Lupión was mentioned by Ptolemy as Luparia. The name of the town is derived from the Latin word lupus, "a wolf". The town depended on Baeza until granted the status of villa by King Charles IV on 14 August 1795.
The village of Guadalimar was established in the valley of river Guadalimar, as part of the Plan of Work, Colonization, Industrialization and Electrification of the Province of Jaén, prescribed by the Law of 17 July 1953. Designed by the architect José A. Corrales Gutiérrez, the new settlement was made of 154 houses for farmers, a school, a church, shops etc.

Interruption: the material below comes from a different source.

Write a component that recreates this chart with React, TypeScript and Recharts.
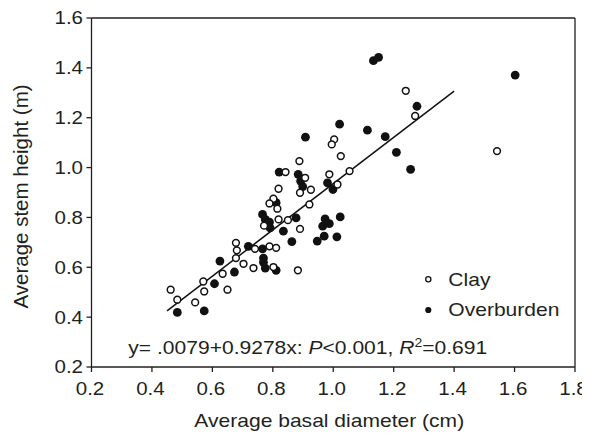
import React from 'react';
import { ScatterChart, Scatter, XAxis, YAxis, ReferenceLine } from 'recharts';

// ---- data ----
const clayDiameter = [
  0.462, 0.484, 0.543, 0.570, 0.573, 0.650, 0.634, 0.703, 0.736, 0.802,
  0.678, 0.681, 0.678, 0.741, 0.789, 0.811, 0.883, 0.819, 0.850, 0.771,
  0.890, 0.802, 0.789, 0.815, 0.819, 0.842, 0.888, 0.907, 0.890, 0.926,
  0.921, 0.987, 1.014, 1.003, 0.995, 1.025, 1.054, 1.240, 1.271, 1.542,
];
const clayHeight = [
  0.510, 0.470, 0.459, 0.543, 0.503, 0.510, 0.574, 0.614, 0.597, 0.601,
  0.698, 0.668, 0.637, 0.674, 0.684, 0.678, 0.588, 0.792, 0.789, 0.767,
  0.754, 0.875, 0.856, 0.835, 0.915, 0.982, 1.026, 0.959, 0.899, 0.911,
  0.852, 0.973, 0.932, 1.113, 1.093, 1.046, 0.986, 1.308, 1.207, 1.066,
];
const overburdenDiameter = [
  0.484, 0.573, 0.607, 0.673, 0.625, 0.719, 0.766, 0.769, 0.769, 0.775,
  0.811, 0.766, 0.775, 0.789, 0.791, 0.877, 0.835, 0.863, 0.947, 0.970,
  1.012, 0.973, 0.965, 0.987, 1.023, 0.811, 0.821, 0.884, 0.892, 0.899,
  0.981, 0.999, 0.908, 1.021, 1.113, 1.172, 1.209, 1.256, 1.277, 1.133,
  1.150, 1.602,
];
const overburdenHeight = [
  0.419, 0.425, 0.534, 0.581, 0.625, 0.684, 0.674, 0.637, 0.620, 0.597,
  0.588, 0.812, 0.792, 0.781, 0.758, 0.798, 0.745, 0.703, 0.705, 0.725,
  0.722, 0.794, 0.765, 0.775, 0.802, 0.859, 0.982, 0.973, 0.946, 0.924,
  0.939, 0.912, 1.122, 1.174, 1.150, 1.124, 1.061, 0.993, 1.246, 1.429,
  1.442, 1.371,
];
const fitLine = [
  { x: 0.45, y: 0.425 },
  { x: 1.40, y: 1.307 },
];
const xTicks = [0.2, 0.4, 0.6, 0.8, 1.0, 1.2, 1.4, 1.6, 1.8];
const yTicks = [0.2, 0.4, 0.6, 0.8, 1.0, 1.2, 1.4, 1.6];
const seriesNames = ['Clay', 'Overburden'];
const xTitle = 'Average basal diameter (cm)';
const yTitle = 'Average stem height (m)';

const clayData = clayDiameter.map((x, i) => ({ x, y: clayHeight[i] }));
const overburdenData = overburdenDiameter.map((x, i) => ({ x, y: overburdenHeight[i] }));

// ---- styling ----
const FONT = '"Liberation Sans", Arial, Helvetica, sans-serif';
const INK = '#231f20';
const SX = 1.17;
const TSX = 1.14;
const W = 582;
const H = 425;

const XTick = (props: any) => {
  const { x, y, payload } = props;
  return (
    <g transform={`translate(${x - 1.5},${y}) scale(${TSX},1)`}>
      <text x={0} y={0} dy="0.71em" textAnchor="middle" fontSize={18} fontFamily={FONT} fill={INK}>
        {Number(payload.value).toFixed(1)}
      </text>
    </g>
  );
};

const YTick = (props: any) => {
  const { x, y, payload } = props;
  return (
    <g transform={`translate(${x},${y}) scale(${TSX},1)`}>
      <text x={0} y={0} dy="0.355em" textAnchor="end" fontSize={18} fontFamily={FONT} fill={INK}>
        {Number(payload.value).toFixed(1)}
      </text>
    </g>
  );
};

const XTitle = (props: any) => {
  const vb = props.viewBox || { x: 83.5, y: 359, width: 483.5 };
  const cx = vb.x + vb.width / 2 - 4;
  const by = vb.y + 60;
  return (
    <g transform={`translate(${cx},${by}) scale(${SX},1)`}>
      <text x={0} y={0} textAnchor="middle" fontSize={18} fontFamily={FONT} fill={INK}>
        {xTitle}
      </text>
    </g>
  );
};

const YTitle = (props: any) => {
  const vb = props.viewBox || { x: 23.5, y: 10, width: 60, height: 349 };
  const cy = vb.y + vb.height / 2 + 4;
  return (
    <text
      x={20}
      y={cy}
      transform={`rotate(-90, 20, ${cy})`}
      textAnchor="middle"
      fontSize={20.5}
      fontFamily={FONT}
      fill={INK}
    >
      {yTitle}
    </text>
  );
};

const OpenDot = (props: any) => (
  <circle cx={props.cx} cy={props.cy} r={3.4} fill="#ffffff" stroke="#111111" strokeWidth={1.5} />
);
const FilledDot = (props: any) => (
  <circle cx={props.cx} cy={props.cy} r={4.4} fill="#111111" stroke="none" />
);

const Overlay = () => (
  <svg
    width={W}
    height={H}
    style={{ position: 'absolute', left: 0, top: 0, pointerEvents: 'none' }}
  >
    <circle cx={420.3} cy={271.3} r={2.6} fill="#fff" stroke="#111" strokeWidth={1.3} />
    <g transform={`translate(440.3,277.7) scale(${SX},1)`}>
      <text x={0} y={0} fontSize={18} fontFamily={FONT} fill={INK}>{seriesNames[0]}</text>
    </g>
    <circle cx={420.3} cy={302} r={3.1} fill="#111" />
    <g transform={`translate(440.3,307.7) scale(${SX},1)`}>
      <text x={0} y={0} fontSize={18} fontFamily={FONT} fill={INK}>{seriesNames[1]}</text>
    </g>
    <g transform={`translate(120.3,345.5) scale(${SX},1)`}>
      <text x={0} y={0} fontSize={18} fontFamily={FONT} fill={INK}>
        <tspan>y= .0079+0.9278x: </tspan>
        <tspan fontStyle="italic">P</tspan>
        <tspan>{'<0.001, '}</tspan>
        <tspan fontStyle="italic">R</tspan>
        <tspan fontSize={12} dy={-7}>2</tspan>
        <tspan dy={7}>=0.691</tspan>
      </text>
    </g>
  </svg>
);

export default function App() {
  return (
    <div style={{ position: 'relative', width: W, height: H }}>
      <style>{`.recharts-wrapper, .recharts-surface { overflow: visible !important; }`}</style>
      <ScatterChart
        width={W}
        height={H}
        style={{ overflow: 'visible' }}
        margin={{ top: 10, right: 15, left: 23.5, bottom: 16 }}
      >
        <XAxis
          type="number"
          dataKey="x"
          domain={[0.2, 1.8]}
          ticks={xTicks}
          interval={0}
          allowDataOverflow
          height={50}
          tickSize={5}
          tickMargin={10}
          axisLine={{ stroke: INK, strokeWidth: 1.3 }}
          tickLine={{ stroke: INK, strokeWidth: 1.3 }}
          tick={<XTick />}
          label={<XTitle />}
        />
        <YAxis
          type="number"
          dataKey="y"
          domain={[0.2, 1.6]}
          ticks={yTicks}
          interval={0}
          allowDataOverflow
          width={60}
          tickSize={5}
          tickMargin={3.5}
          axisLine={{ stroke: INK, strokeWidth: 1.3 }}
          tickLine={{ stroke: INK, strokeWidth: 1.3 }}
          tick={<YTick />}
          label={<YTitle />}
        />
        <ReferenceLine y={1.6} stroke={INK} strokeWidth={1.3} />
        <ReferenceLine x={1.8} stroke={INK} strokeWidth={1.3} />
        <Scatter
          name={seriesNames[1]}
          data={overburdenData}
          shape={<FilledDot />}
          isAnimationActive={false}
        />
        <Scatter
          name={seriesNames[0]}
          data={clayData}
          shape={<OpenDot />}
          isAnimationActive={false}
        />
        <ReferenceLine
          segment={fitLine}
          stroke="#111111"
          strokeWidth={1.5}
        />
      </ScatterChart>
      <Overlay />
    </div>
  );
}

Inaugurated in 1961 by Franco, Guadalimar del Caudillo was settled by some 500 colonists coming from Lupión, Begíjar, Baeza, Ibros, Bélmez, Pontones, and other neighbouring villages.

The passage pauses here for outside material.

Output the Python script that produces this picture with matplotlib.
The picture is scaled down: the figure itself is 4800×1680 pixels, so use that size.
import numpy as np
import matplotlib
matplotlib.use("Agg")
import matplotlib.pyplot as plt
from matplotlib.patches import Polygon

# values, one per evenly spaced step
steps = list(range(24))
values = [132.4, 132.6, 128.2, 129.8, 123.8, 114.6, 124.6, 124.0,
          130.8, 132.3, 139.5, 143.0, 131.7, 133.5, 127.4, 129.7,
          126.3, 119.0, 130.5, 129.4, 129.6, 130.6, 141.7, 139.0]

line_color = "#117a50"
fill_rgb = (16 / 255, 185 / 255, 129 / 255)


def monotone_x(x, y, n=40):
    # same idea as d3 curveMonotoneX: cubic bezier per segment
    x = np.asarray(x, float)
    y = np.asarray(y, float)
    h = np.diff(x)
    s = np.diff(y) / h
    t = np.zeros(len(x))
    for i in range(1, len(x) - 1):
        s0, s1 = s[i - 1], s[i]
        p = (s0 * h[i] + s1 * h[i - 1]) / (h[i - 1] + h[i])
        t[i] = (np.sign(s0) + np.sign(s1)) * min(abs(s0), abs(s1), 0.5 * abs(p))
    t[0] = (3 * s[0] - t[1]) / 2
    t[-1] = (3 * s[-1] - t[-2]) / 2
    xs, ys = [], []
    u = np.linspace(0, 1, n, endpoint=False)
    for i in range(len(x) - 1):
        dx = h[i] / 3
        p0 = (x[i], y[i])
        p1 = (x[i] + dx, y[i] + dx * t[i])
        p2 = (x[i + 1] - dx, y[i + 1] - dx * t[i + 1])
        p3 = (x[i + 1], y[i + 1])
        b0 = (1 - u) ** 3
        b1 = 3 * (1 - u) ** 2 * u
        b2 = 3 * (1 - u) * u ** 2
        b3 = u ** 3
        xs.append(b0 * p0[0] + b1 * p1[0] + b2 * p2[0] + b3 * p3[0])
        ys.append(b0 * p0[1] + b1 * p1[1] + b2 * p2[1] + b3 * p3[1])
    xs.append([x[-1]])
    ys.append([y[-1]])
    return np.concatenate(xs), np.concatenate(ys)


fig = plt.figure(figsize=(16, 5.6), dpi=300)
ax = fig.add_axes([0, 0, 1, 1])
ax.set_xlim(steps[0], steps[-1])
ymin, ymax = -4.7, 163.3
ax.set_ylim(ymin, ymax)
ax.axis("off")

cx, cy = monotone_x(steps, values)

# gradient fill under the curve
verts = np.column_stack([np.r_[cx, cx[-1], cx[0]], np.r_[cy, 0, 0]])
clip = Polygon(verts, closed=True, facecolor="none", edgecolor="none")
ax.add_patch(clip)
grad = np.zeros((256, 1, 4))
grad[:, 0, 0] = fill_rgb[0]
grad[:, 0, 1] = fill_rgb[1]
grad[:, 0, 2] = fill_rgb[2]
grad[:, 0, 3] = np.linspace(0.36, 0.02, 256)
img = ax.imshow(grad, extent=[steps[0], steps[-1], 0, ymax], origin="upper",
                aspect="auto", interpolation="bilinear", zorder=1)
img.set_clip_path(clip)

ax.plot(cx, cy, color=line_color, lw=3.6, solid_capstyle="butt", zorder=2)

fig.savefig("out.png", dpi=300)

Ivan Sache, 3 December 2015
The flag and arms of Lupión, adopted on 28 January 2011 by the Municipal Council and submitted on 31 January 2011 to the Directorate General of the Local Administration, are prescribed by a Resolution adopted on 11 February 2011 by the Directorate General of the Local Administration and published on 25 February 2011 in the official gazette of Andalusia, No. 40, pp. 90-91 (text).
The symbols are described as follows:
Flag: Rectangular, in proportions 2:3, made of three vertical stripes, in proportions 1/4, 1/2 and 1/4, blue at hoist, white with the municipal coat of arms in the center, and red at fly.
Coat of arms: Per pale, 1a. Gules a castle or masoned sable port and windows azure, 1b. Argent a lion rampant gules crowned or, 2. Azure a tower argent masoned sable flanked sinister by a patriarchal cross or a saltire of the same and a fountain argent in pale. A key or superimposed in base. The shield surmounted by a Royal crown closed.
The symbols were inaugurated on 1 April 2011 (video). The flag in use has equal stripes, while the central stripe is prescribed to be larger.
The tower featured on the coat of arms must represent the emblematic monument of the town, the torreón, a tower part of a castle erected in the 13th century. The fountain must represent the fountain erected in the 19th century on the main square of the town (photos).